Set down, exactly as written, only the lines starting with the one that holds "Recreate this image" and ending with the one that holds "ax.set_ylim(55, 100)".

■ **RAW RECORDS**
......
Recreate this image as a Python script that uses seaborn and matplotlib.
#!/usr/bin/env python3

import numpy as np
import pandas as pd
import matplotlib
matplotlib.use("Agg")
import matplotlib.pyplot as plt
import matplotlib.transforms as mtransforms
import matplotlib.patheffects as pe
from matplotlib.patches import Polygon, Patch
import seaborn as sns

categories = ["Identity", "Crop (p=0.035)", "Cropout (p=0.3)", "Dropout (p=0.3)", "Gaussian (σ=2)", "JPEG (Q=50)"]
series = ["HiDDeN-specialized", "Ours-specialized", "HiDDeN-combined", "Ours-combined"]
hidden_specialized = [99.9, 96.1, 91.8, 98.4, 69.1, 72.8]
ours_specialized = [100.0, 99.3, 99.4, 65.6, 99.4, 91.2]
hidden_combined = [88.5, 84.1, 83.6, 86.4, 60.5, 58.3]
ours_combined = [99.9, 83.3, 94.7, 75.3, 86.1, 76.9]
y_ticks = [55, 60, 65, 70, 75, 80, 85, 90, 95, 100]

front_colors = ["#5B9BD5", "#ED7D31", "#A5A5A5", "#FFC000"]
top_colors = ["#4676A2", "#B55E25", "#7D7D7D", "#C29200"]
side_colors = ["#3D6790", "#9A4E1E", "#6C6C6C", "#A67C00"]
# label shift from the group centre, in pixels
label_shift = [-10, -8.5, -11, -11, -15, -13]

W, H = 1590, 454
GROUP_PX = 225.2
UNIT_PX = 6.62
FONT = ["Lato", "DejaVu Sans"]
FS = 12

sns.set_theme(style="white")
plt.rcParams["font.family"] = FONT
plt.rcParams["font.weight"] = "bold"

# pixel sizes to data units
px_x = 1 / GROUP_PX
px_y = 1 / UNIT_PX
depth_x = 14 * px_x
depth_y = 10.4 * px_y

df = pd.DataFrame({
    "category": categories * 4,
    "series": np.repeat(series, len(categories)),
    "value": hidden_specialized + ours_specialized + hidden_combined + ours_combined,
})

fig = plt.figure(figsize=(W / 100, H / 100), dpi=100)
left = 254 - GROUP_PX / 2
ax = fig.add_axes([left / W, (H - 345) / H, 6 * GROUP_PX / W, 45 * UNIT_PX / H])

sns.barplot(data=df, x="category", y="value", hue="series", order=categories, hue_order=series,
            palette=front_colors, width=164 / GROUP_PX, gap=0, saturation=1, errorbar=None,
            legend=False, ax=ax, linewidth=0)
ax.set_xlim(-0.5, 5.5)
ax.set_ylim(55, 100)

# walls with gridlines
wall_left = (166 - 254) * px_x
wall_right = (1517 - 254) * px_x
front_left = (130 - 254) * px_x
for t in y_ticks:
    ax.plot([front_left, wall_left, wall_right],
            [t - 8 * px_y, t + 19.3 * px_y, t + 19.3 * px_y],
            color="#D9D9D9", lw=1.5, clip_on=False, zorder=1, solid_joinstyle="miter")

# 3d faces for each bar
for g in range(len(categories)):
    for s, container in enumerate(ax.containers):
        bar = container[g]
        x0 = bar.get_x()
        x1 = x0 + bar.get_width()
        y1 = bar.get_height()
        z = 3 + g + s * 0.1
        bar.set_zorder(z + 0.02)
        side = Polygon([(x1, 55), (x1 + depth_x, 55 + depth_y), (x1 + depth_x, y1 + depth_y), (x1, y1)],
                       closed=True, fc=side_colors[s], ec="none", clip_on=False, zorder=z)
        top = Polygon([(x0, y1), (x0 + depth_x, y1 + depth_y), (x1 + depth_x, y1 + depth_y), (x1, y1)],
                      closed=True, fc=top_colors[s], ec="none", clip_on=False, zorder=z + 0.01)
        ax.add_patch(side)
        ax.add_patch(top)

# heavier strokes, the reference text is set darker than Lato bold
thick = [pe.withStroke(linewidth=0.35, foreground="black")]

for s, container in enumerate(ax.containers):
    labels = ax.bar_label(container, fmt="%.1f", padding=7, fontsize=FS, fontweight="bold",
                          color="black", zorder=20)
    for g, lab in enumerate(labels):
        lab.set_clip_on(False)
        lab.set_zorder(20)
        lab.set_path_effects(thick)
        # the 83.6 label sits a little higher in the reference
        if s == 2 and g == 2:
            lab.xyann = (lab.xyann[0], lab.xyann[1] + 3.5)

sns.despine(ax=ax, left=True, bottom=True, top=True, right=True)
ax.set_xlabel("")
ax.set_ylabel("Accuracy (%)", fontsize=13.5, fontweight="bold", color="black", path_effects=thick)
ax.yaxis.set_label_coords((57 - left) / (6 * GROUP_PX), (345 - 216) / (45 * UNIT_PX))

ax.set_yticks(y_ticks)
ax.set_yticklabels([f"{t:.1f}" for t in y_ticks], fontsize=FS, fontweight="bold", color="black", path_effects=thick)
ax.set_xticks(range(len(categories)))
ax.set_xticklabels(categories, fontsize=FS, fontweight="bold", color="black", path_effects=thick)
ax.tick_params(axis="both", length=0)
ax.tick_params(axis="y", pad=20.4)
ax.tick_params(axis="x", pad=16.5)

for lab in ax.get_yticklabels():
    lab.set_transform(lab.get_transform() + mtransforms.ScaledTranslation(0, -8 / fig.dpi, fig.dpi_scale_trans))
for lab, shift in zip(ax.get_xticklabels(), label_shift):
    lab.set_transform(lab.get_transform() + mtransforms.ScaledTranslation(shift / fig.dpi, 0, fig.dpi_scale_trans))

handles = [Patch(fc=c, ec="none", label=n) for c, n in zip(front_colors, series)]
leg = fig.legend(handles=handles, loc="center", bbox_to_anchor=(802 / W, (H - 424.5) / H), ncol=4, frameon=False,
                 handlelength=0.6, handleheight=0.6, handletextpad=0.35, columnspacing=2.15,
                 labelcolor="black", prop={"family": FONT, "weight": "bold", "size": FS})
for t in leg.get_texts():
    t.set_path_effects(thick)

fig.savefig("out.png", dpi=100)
......
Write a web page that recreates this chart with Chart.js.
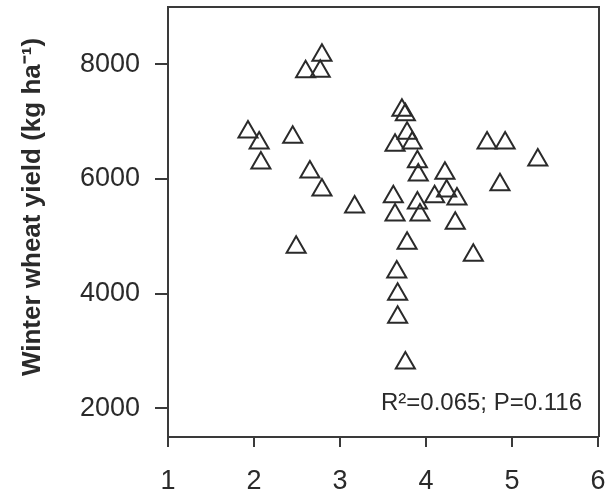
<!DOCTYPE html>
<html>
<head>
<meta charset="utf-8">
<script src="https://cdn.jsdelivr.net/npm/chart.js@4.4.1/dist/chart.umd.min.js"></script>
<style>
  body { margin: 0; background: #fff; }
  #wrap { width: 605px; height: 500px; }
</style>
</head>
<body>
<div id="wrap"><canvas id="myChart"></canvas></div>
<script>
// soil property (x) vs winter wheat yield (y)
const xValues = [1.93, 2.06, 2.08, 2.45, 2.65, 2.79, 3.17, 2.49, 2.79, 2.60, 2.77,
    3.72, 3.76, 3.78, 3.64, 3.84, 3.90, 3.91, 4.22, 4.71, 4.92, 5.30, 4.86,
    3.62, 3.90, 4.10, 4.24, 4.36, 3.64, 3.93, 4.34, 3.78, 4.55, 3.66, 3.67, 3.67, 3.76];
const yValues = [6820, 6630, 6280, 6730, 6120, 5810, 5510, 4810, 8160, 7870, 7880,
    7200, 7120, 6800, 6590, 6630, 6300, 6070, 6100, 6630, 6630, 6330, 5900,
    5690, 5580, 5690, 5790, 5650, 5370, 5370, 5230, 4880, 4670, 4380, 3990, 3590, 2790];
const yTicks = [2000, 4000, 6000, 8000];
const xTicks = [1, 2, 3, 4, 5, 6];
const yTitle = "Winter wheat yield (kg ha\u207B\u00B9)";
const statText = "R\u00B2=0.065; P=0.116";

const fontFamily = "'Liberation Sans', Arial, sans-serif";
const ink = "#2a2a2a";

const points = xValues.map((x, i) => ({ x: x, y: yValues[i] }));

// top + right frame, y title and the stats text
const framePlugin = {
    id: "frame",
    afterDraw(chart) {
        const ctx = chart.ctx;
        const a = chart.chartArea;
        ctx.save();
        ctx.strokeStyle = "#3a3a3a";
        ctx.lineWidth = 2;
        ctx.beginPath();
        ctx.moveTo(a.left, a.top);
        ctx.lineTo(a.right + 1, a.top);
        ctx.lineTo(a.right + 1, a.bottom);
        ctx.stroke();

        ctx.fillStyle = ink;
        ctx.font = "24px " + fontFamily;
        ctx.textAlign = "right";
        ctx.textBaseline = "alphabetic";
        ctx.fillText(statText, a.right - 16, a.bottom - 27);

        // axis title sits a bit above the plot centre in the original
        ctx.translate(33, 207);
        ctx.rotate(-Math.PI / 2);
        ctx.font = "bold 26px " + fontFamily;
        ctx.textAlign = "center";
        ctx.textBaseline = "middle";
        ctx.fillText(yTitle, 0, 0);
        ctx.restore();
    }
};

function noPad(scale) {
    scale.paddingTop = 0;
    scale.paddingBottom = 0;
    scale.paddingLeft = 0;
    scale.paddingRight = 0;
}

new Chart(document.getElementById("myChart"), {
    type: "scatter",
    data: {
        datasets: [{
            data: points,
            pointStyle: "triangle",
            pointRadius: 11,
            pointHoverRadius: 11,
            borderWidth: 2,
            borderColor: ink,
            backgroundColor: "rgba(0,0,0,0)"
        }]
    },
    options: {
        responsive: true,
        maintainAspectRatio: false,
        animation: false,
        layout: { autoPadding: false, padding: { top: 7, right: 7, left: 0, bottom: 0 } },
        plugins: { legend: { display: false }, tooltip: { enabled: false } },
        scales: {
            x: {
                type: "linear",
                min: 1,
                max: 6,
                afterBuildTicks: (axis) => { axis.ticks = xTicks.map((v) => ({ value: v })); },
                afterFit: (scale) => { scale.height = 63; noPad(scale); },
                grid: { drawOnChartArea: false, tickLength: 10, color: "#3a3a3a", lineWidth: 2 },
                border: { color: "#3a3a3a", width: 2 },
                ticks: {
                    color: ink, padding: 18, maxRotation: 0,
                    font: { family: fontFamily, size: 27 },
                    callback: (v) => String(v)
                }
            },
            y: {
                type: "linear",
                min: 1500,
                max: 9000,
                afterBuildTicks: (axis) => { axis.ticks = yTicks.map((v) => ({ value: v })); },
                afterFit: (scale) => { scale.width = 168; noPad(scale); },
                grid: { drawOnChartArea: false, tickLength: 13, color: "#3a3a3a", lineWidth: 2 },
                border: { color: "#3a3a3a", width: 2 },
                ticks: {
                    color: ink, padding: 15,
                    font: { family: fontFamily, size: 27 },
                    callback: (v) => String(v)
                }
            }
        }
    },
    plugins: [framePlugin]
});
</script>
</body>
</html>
......
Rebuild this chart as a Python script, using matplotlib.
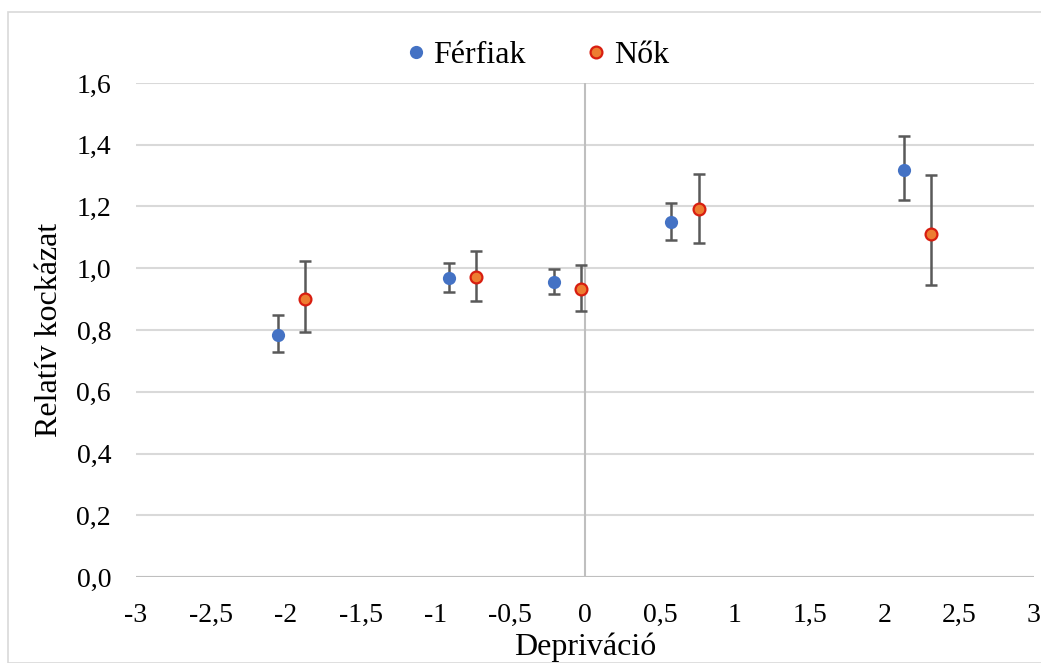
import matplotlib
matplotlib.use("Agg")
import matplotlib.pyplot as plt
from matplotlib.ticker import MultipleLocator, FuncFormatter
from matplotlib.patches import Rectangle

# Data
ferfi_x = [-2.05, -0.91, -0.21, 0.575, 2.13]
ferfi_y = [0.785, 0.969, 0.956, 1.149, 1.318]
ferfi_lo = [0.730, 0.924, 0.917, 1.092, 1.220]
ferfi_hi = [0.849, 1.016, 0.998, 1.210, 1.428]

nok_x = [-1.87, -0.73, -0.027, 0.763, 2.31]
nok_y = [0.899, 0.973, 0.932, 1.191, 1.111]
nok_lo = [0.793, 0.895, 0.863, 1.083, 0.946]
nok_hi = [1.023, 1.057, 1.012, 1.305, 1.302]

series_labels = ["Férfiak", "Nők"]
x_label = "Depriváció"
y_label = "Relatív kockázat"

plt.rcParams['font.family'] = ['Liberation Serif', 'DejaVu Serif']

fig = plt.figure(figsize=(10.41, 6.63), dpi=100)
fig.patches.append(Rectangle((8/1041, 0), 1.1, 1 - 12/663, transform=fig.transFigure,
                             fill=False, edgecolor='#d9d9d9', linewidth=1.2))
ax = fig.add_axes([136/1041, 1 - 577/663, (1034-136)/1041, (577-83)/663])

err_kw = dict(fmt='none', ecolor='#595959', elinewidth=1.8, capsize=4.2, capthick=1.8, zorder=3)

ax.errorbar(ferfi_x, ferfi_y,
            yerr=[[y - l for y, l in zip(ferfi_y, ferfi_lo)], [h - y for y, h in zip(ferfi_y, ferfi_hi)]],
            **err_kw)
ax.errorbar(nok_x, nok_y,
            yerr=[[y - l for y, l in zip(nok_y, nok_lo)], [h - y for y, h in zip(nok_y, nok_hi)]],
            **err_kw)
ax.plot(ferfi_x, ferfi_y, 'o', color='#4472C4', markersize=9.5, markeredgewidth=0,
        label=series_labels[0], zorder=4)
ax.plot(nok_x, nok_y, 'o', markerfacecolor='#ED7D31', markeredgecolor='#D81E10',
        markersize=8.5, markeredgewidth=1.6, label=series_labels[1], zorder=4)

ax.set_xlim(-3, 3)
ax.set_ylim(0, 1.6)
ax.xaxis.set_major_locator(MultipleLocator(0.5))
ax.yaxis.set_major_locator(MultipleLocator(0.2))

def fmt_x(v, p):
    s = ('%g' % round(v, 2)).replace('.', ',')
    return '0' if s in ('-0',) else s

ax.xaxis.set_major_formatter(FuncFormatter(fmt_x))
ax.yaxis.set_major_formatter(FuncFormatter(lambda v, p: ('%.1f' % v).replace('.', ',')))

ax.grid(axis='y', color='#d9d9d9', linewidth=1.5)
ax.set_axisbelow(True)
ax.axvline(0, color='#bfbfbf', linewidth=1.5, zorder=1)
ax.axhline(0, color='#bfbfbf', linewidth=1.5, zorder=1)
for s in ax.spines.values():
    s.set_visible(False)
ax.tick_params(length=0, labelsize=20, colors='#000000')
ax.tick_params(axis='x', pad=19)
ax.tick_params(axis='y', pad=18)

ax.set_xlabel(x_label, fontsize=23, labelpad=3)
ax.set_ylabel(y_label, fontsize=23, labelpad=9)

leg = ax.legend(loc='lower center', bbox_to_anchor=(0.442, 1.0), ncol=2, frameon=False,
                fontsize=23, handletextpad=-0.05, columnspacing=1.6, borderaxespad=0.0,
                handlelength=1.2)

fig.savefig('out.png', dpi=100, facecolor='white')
......
■ **RESULT**
Recreate this image as a Python script that uses seaborn and matplotlib.
#!/usr/bin/env python3

import numpy as np
import pandas as pd
import matplotlib
matplotlib.use("Agg")
import matplotlib.pyplot as plt
import matplotlib.transforms as mtransforms
import matplotlib.patheffects as pe
from matplotlib.patches import Polygon, Patch
import seaborn as sns

categories = ["Identity", "Crop (p=0.035)", "Cropout (p=0.3)", "Dropout (p=0.3)", "Gaussian (σ=2)", "JPEG (Q=50)"]
series = ["HiDDeN-specialized", "Ours-specialized", "HiDDeN-combined", "Ours-combined"]
hidden_specialized = [99.9, 96.1, 91.8, 98.4, 69.1, 72.8]
ours_specialized = [100.0, 99.3, 99.4, 65.6, 99.4, 91.2]
hidden_combined = [88.5, 84.1, 83.6, 86.4, 60.5, 58.3]
ours_combined = [99.9, 83.3, 94.7, 75.3, 86.1, 76.9]
y_ticks = [55, 60, 65, 70, 75, 80, 85, 90, 95, 100]

front_colors = ["#5B9BD5", "#ED7D31", "#A5A5A5", "#FFC000"]
top_colors = ["#4676A2", "#B55E25", "#7D7D7D", "#C29200"]
side_colors = ["#3D6790", "#9A4E1E", "#6C6C6C", "#A67C00"]
# label shift from the group centre, in pixels
label_shift = [-10, -8.5, -11, -11, -15, -13]

W, H = 1590, 454
GROUP_PX = 225.2
UNIT_PX = 6.62
FONT = ["Lato", "DejaVu Sans"]
FS = 12

sns.set_theme(style="white")
plt.rcParams["font.family"] = FONT
plt.rcParams["font.weight"] = "bold"

# pixel sizes to data units
px_x = 1 / GROUP_PX
px_y = 1 / UNIT_PX
depth_x = 14 * px_x
depth_y = 10.4 * px_y

df = pd.DataFrame({
    "category": categories * 4,
    "series": np.repeat(series, len(categories)),
    "value": hidden_specialized + ours_specialized + hidden_combined + ours_combined,
})

fig = plt.figure(figsize=(W / 100, H / 100), dpi=100)
left = 254 - GROUP_PX / 2
ax = fig.add_axes([left / W, (H - 345) / H, 6 * GROUP_PX / W, 45 * UNIT_PX / H])

sns.barplot(data=df, x="category", y="value", hue="series", order=categories, hue_order=series,
            palette=front_colors, width=164 / GROUP_PX, gap=0, saturation=1, errorbar=None,
            legend=False, ax=ax, linewidth=0)
ax.set_xlim(-0.5, 5.5)
ax.set_ylim(55, 100)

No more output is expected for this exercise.